Em resumo, isso termina em violência doméstica, em recorrer ao álcool como
forma de escape. Teve um grande impacto nas pessoas e se tornou algo
inter-geracional.
O
problema com o álcool persiste, mesmo entre pessoas que não frequentaram
escolas residenciais. Os efeitos dessas instituições coloniais se desenrolou
com o passar do tempo, não termina com uma comissão dizendo que aquilo era
errado, que foi um genocídio cultural e colocando um laço em cima, dando um
monte de dinheiro para as vítimas.
Uma
vez eu estava falando com um homem, e disse: bem, quando você acha que tudo
isso irá se resolver? Ele ficou bravo e disse: ‘Isso nunca vai se resolver.

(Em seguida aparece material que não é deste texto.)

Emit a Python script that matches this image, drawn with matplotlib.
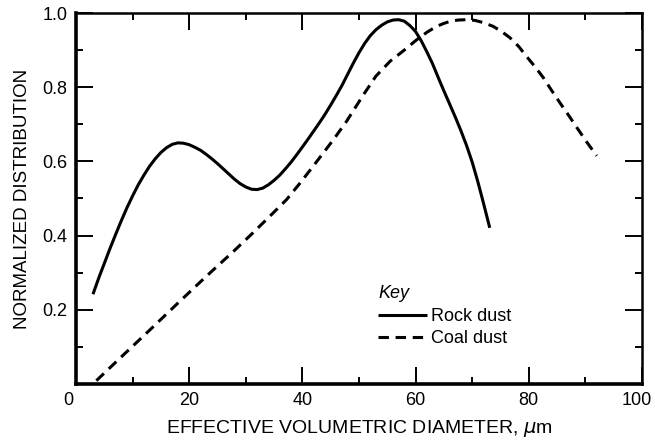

Você não entende, isso vai seguir pelas gerações’. O povo deles agora está
tentando romper isso. Eles têm um entendimento crítico muito bom do que lhes
aconteceu. No livro, eu tenho alguém como Paul Andrew, o que ele diz poderia
ter sido escrito por Frantz Fanon. Ele entende o ponto e é a crítica dele sobre isso.
·
Estamos falando de
algo que durou quanto tempo?
Cerca
de 150 anos e terminou nos anos 1990. Em alguns lugares, como nos territórios
do noroeste, alcançou seu pico talvez nos anos 1960, 1970 e aí começou a perder
força.
Em
muitas das negociações por direitos das terras, eles querem chegar ao cerne de
quem possui o que, então por muitas vezes povos indígenas ganham controle na
área de superfície, mas os direitos do subsolo, o que acontece alguns palmos
abaixo da terra, é uma história diferente. Povos indígenas sempre são um
problema para a metrópole ou o centro. Nós queremos viver da forma que queremos
viver, e queremos quaisquer químicos, minerais ou metais necessários para o
telefone celular.
Povos
indígenas também reconhecem que seu estilo de vida está mudando. Não é mais o
trenó puxado por cães, é a moto para neve. Isso precisa de combustível, e como
irei comprar uma moto para neve? Muitas questões culturais já mudaram para os
Dene, e eles sabem disso. Essa é a tensão em suas vidas.
·
Você pode nos contar
mais sobre seu novo livro que se passa na Índia, The Once and Future
Riot?
É
sobre violência entre comunidades de muçulmanos e hindus, um conflito que
aconteceu em 2013. Sempre há incidentes entre hindus e muçulmanos, digamos, a
questão é que geralmente eles não têm natureza política, mas acabam se tornando
algo assim. Um partido político pode se apropriar e transformar isso em uma
questão maior. O livro é sobre o que aconteceu e as narrativas que as pessoas
criaram um ano depois, quando eu estava lá. Eu estava interessado nas histórias
que as pessoas contam umas às outras.
·
Em que região
aconteceu?
Uttar
Pradesh, é no norte, uma região grande e que tem uma população
muçulmana grande também. Pessoas foram mortas em uma vila, mas de acordo com os
moradores do local, ninguém foi morto ali. Então você tem esses tipos de
narrativas coletivas para explicar o que eles fizeram, e eles meio que fazem de
conta que não fizeram, e é nisso que estou interessado: as histórias que as
pessoas contam a si mesmas, e aí descobrir o que realmente aconteceu.
É
complicado, mas também é sobre democracia e violência e como as duas coisas não
se excluem mutuamente. A violência é usada em democracias. É usada para separar
as pessoas. O que é interessante nessa eleição mais recente é que, por mais que
[Narendra] Modi [primeiro-ministro da Índia] tenha tentado jogar com a carta
hindu e se referir a muçulmanos como infiltrados, muitas pessoas parecem ter votado contra ele porque ele não
está prestando atenção nos problemas que elas têm em mente, como desemprego e
as dificuldades da vida. Toda história é sobre muito mais do que você havia
pensado quando você acaba indo até ela. Eu não estava pensando sobre democracia
e violência quando estava lá, mas foi se tornando mais claro enquanto estava
lá. Se tornou algo interessante para mim, porque, bem, aconteceu no Brasil, em
Brasília [nos ataques de 8 de janeiro de 2023]. E veja Trump, nós chegamos à
beira da violência, tivemos violência [na invasão ao Capitólio, em 6 de janeiro
de 2021] e parece que estão esperando que algo aconteça.